▶ **TASK DETAILS**:
Write out the data again in full, exactly as it reads.

· · · · · · ·

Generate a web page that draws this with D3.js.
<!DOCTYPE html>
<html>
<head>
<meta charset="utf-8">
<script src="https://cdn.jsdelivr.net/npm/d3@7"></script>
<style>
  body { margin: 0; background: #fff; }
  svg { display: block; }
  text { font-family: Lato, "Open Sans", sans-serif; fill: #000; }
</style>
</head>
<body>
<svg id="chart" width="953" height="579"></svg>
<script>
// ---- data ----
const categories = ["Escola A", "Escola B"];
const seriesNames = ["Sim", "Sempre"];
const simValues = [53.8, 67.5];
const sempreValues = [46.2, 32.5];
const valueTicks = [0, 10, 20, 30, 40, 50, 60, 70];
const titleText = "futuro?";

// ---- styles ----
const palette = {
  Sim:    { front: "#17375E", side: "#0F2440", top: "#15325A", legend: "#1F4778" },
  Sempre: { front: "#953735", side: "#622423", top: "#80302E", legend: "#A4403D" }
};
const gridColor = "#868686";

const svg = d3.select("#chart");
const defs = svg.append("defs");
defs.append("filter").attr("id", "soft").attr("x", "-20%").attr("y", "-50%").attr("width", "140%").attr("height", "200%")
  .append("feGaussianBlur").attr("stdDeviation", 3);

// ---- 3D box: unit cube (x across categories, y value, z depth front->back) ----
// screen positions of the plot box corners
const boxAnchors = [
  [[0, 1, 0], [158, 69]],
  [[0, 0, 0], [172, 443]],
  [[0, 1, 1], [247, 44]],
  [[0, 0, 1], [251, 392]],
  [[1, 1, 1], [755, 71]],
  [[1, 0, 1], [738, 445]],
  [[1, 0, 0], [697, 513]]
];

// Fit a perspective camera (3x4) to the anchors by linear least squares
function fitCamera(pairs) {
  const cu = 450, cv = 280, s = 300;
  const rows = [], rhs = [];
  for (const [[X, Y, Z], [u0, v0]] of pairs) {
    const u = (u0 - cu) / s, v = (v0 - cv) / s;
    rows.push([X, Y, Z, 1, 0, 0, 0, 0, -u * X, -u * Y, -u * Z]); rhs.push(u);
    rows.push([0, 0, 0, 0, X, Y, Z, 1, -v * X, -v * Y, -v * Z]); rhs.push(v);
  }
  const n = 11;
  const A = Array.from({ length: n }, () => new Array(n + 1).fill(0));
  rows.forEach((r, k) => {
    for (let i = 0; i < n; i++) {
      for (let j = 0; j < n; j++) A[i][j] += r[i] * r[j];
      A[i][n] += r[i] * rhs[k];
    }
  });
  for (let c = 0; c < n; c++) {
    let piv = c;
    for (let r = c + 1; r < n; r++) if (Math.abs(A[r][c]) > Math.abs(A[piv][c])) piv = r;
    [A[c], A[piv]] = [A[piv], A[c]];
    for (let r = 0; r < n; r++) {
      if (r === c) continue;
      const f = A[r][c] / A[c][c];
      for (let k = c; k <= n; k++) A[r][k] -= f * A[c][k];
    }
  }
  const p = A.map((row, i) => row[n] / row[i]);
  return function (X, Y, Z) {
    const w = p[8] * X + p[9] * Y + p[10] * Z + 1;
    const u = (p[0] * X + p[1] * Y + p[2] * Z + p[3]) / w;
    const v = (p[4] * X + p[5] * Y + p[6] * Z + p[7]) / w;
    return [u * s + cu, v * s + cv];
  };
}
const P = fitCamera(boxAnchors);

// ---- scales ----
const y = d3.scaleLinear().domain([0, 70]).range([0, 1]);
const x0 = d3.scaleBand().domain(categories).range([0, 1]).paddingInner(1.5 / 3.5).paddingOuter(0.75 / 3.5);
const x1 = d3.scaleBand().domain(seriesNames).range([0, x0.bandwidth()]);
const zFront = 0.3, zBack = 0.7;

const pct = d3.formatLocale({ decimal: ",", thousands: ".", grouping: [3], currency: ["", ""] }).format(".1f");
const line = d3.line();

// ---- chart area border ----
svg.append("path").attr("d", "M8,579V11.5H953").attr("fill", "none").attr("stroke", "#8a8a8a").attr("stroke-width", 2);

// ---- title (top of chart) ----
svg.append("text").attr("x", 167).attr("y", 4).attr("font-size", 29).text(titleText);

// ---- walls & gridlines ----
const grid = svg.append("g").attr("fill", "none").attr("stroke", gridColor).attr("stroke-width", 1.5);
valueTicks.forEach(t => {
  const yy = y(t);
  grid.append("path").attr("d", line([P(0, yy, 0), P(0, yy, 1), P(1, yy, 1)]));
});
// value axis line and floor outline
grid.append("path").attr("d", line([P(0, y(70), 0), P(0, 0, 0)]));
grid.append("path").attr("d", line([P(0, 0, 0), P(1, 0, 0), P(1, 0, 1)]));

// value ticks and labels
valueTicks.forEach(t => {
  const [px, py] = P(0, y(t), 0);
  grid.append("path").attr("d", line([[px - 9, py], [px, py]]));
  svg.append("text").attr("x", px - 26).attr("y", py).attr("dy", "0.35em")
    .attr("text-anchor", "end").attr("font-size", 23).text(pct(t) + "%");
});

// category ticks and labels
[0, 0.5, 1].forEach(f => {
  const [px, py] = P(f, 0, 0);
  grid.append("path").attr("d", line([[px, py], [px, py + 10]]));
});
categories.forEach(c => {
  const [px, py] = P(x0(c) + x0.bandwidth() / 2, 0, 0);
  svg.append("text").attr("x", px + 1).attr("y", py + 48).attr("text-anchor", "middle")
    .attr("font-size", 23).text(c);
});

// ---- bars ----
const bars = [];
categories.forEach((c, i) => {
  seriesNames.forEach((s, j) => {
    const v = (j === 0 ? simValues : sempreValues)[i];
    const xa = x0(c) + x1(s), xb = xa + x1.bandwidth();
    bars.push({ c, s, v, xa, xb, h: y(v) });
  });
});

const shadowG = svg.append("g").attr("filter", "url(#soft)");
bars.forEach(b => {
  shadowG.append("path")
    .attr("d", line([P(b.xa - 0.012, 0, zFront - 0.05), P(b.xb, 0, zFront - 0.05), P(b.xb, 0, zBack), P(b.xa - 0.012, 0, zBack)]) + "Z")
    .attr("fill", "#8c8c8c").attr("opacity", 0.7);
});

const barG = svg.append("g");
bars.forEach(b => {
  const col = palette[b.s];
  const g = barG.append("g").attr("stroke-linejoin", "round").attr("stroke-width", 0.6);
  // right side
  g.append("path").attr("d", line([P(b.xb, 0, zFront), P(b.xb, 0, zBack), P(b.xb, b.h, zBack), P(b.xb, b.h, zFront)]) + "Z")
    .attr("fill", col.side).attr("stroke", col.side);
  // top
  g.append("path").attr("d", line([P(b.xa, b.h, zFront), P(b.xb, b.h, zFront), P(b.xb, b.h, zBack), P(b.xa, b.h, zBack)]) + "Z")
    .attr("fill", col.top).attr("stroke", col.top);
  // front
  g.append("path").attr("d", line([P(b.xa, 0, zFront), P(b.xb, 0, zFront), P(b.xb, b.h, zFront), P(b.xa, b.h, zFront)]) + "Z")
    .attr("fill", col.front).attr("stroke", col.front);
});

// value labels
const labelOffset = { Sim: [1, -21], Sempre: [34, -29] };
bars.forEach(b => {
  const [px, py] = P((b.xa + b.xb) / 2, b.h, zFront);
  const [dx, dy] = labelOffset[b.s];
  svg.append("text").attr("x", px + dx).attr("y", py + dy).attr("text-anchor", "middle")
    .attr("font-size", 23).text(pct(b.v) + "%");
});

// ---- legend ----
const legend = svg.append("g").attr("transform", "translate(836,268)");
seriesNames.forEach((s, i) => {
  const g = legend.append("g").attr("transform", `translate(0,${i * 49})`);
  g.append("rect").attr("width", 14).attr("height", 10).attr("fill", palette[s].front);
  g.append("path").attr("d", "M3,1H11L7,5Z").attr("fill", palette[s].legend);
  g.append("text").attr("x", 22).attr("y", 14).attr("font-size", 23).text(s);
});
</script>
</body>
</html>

· · · · · · ·

▶ **TASK RESPONSE**:
Generate a web page that draws this with D3.js.
<!DOCTYPE html>
<html>
<head>
<meta charset="utf-8">
<script src="https://cdn.jsdelivr.net/npm/d3@7"></script>
<style>
  body { margin: 0; background: #fff; }
  svg { display: block; }
  text { font-family: Lato, "Open Sans", sans-serif; fill: #000; }
</style>
</head>
<body>
<svg id="chart" width="953" height="579"></svg>
<script>
// ---- data ----
const categories = ["Escola A", "Escola B"];
const seriesNames = ["Sim", "Sempre"];
const simValues = [53.8, 67.5];
const sempreValues = [46.2, 32.5];
const valueTicks = [0, 10, 20, 30, 40, 50, 60, 70];
const titleText = "futuro?";

// ---- styles ----
const palette = {
  Sim:    { front: "#17375E", side: "#0F2440", top: "#15325A", legend: "#1F4778" },
  Sempre: { front: "#953735", side: "#622423", top: "#80302E", legend: "#A4403D" }
};
const gridColor = "#868686";

const svg = d3.select("#chart");
const defs = svg.append("defs");
defs.append("filter").attr("id", "soft").attr("x", "-20%").attr("y", "-50%").attr("width", "140%").attr("height", "200%")
  .append("feGaussianBlur").attr("stdDeviation", 3);

// ---- 3D box: unit cube (x across categories, y value, z depth front->back) ----
// screen positions of the plot box corners
const boxAnchors = [
  [[0, 1, 0], [158, 69]],
  [[0, 0, 0], [172, 443]],
  [[0, 1, 1], [247, 44]],
  [[0, 0, 1], [251, 392]],
  [[1, 1, 1], [755, 71]],
  [[1, 0, 1], [738, 445]],
  [[1, 0, 0], [697, 513]]
];

// Fit a perspective camera (3x4) to the anchors by linear least squares
function fitCamera(pairs) {
  const cu = 450, cv = 280, s = 300;
  const rows = [], rhs = [];
  for (const [[X, Y, Z], [u0, v0]] of pairs) {
    const u = (u0 - cu) / s, v = (v0 - cv) / s;
    rows.push([X, Y, Z, 1, 0, 0, 0, 0, -u * X, -u * Y, -u * Z]); rhs.push(u);
    rows.push([0, 0, 0, 0, X, Y, Z, 1, -v * X, -v * Y, -v * Z]); rhs.push(v);
  }
  const n = 11;
  const A = Array.from({ length: n }, () => new Array(n + 1).fill(0));
  rows.forEach((r, k) => {
    for (let i = 0; i < n; i++) {
      for (let j = 0; j < n; j++) A[i][j] += r[i] * r[j];
      A[i][n] += r[i] * rhs[k];
    }
  });
  for (let c = 0; c < n; c++) {
    let piv = c;
    for (let r = c + 1; r < n; r++) if (Math.abs(A[r][c]) > Math.abs(A[piv][c])) piv = r;
    [A[c], A[piv]] = [A[piv], A[c]];
    for (let r = 0; r < n; r++) {
      if (r === c) continue;
      const f = A[r][c] / A[c][c];
      for (let k = c; k <= n; k++) A[r][k] -= f * A[c][k];
    }
  }
  const p = A.map((row, i) => row[n] / row[i]);
  return function (X, Y, Z) {
    const w = p[8] * X + p[9] * Y + p[10] * Z + 1;
    const u = (p[0] * X + p[1] * Y + p[2] * Z + p[3]) / w;
    const v = (p[4] * X + p[5] * Y + p[6] * Z + p[7]) / w;
    return [u * s + cu, v * s + cv];
  };
}
const P = fitCamera(boxAnchors);

// ---- scales ----
const y = d3.scaleLinear().domain([0, 70]).range([0, 1]);
const x0 = d3.scaleBand().domain(categories).range([0, 1]).paddingInner(1.5 / 3.5).paddingOuter(0.75 / 3.5);
const x1 = d3.scaleBand().domain(seriesNames).range([0, x0.bandwidth()]);
const zFront = 0.3, zBack = 0.7;

const pct = d3.formatLocale({ decimal: ",", thousands: ".", grouping: [3], currency: ["", ""] }).format(".1f");
const line = d3.line();

// ---- chart area border ----
svg.append("path").attr("d", "M8,579V11.5H953").attr("fill", "none").attr("stroke", "#8a8a8a").attr("stroke-width", 2);

// ---- title (top of chart) ----
svg.append("text").attr("x", 167).attr("y", 4).attr("font-size", 29).text(titleText);

// ---- walls & gridlines ----
const grid = svg.append("g").attr("fill", "none").attr("stroke", gridColor).attr("stroke-width", 1.5);
valueTicks.forEach(t => {
  const yy = y(t);
  grid.append("path").attr("d", line([P(0, yy, 0), P(0, yy, 1), P(1, yy, 1)]));
});
// value axis line and floor outline
grid.append("path").attr("d", line([P(0, y(70), 0), P(0, 0, 0)]));
grid.append("path").attr("d", line([P(0, 0, 0), P(1, 0, 0), P(1, 0, 1)]));

// value ticks and labels
valueTicks.forEach(t => {
  const [px, py] = P(0, y(t), 0);
  grid.append("path").attr("d", line([[px - 9, py], [px, py]]));
  svg.append("text").attr("x", px - 26).attr("y", py).attr("dy", "0.35em")
    .attr("text-anchor", "end").attr("font-size", 23).text(pct(t) + "%");
});

// category ticks and labels
[0, 0.5, 1].forEach(f => {
  const [px, py] = P(f, 0, 0);
  grid.append("path").attr("d", line([[px, py], [px, py + 10]]));
});
categories.forEach(c => {
  const [px, py] = P(x0(c) + x0.bandwidth() / 2, 0, 0);
  svg.append("text").attr("x", px + 1).attr("y", py + 48).attr("text-anchor", "middle")
    .attr("font-size", 23).text(c);
});

// ---- bars ----
const bars = [];
categories.forEach((c, i) => {
  seriesNames.forEach((s, j) => {
    const v = (j === 0 ? simValues : sempreValues)[i];
    const xa = x0(c) + x1(s), xb = xa + x1.bandwidth();
    bars.push({ c, s, v, xa, xb, h: y(v) });
  });
});

const shadowG = svg.append("g").attr("filter", "url(#soft)");
bars.forEach(b => {
  shadowG.append("path")
    .attr("d", line([P(b.xa - 0.012, 0, zFront - 0.05), P(b.xb, 0, zFront - 0.05), P(b.xb, 0, zBack), P(b.xa - 0.012, 0, zBack)]) + "Z")
    .attr("fill", "#8c8c8c").attr("opacity", 0.7);
});

const barG = svg.append("g");
bars.forEach(b => {
  const col = palette[b.s];
  const g = barG.append("g").attr("stroke-linejoin", "round").attr("stroke-width", 0.6);
  // right side
  g.append("path").attr("d", line([P(b.xb, 0, zFront), P(b.xb, 0, zBack), P(b.xb, b.h, zBack), P(b.xb, b.h, zFront)]) + "Z")
    .attr("fill", col.side).attr("stroke", col.side);
  // top
  g.append("path").attr("d", line([P(b.xa, b.h, zFront), P(b.xb, b.h, zFront), P(b.xb, b.h, zBack), P(b.xa, b.h, zBack)]) + "Z")
    .attr("fill", col.top).attr("stroke", col.top);
  // front
  g.append("path").attr("d", line([P(b.xa, 0, zFront), P(b.xb, 0, zFront), P(b.xb, b.h, zFront), P(b.xa, b.h, zFront)]) + "Z")
    .attr("fill", col.front).attr("stroke", col.front);
});

// value labels
const labelOffset = { Sim: [1, -21], Sempre: [34, -29] };
bars.forEach(b => {
  const [px, py] = P((b.xa + b.xb) / 2, b.h, zFront);
  const [dx, dy] = labelOffset[b.s];
  svg.append("text").attr("x", px + dx).attr("y", py + dy).attr("text-anchor", "middle")
    .attr("font-size", 23).text(pct(b.v) + "%");
});

// ---- legend ----
const legend = svg.append("g").attr("transform", "translate(836,268)");
seriesNames.forEach((s, i) => {
  const g = legend.append("g").attr("transform", `translate(0,${i * 49})`);
  g.append("rect").attr("width", 14).attr("height", 10).attr("fill", palette[s].front);
  g.append("path").attr("d", "M3,1H11L7,5Z").attr("fill", palette[s].legend);
  g.append("text").attr("x", 22).attr("y", 14).attr("font-size", 23).text(s);
});
</script>
</body>
</html>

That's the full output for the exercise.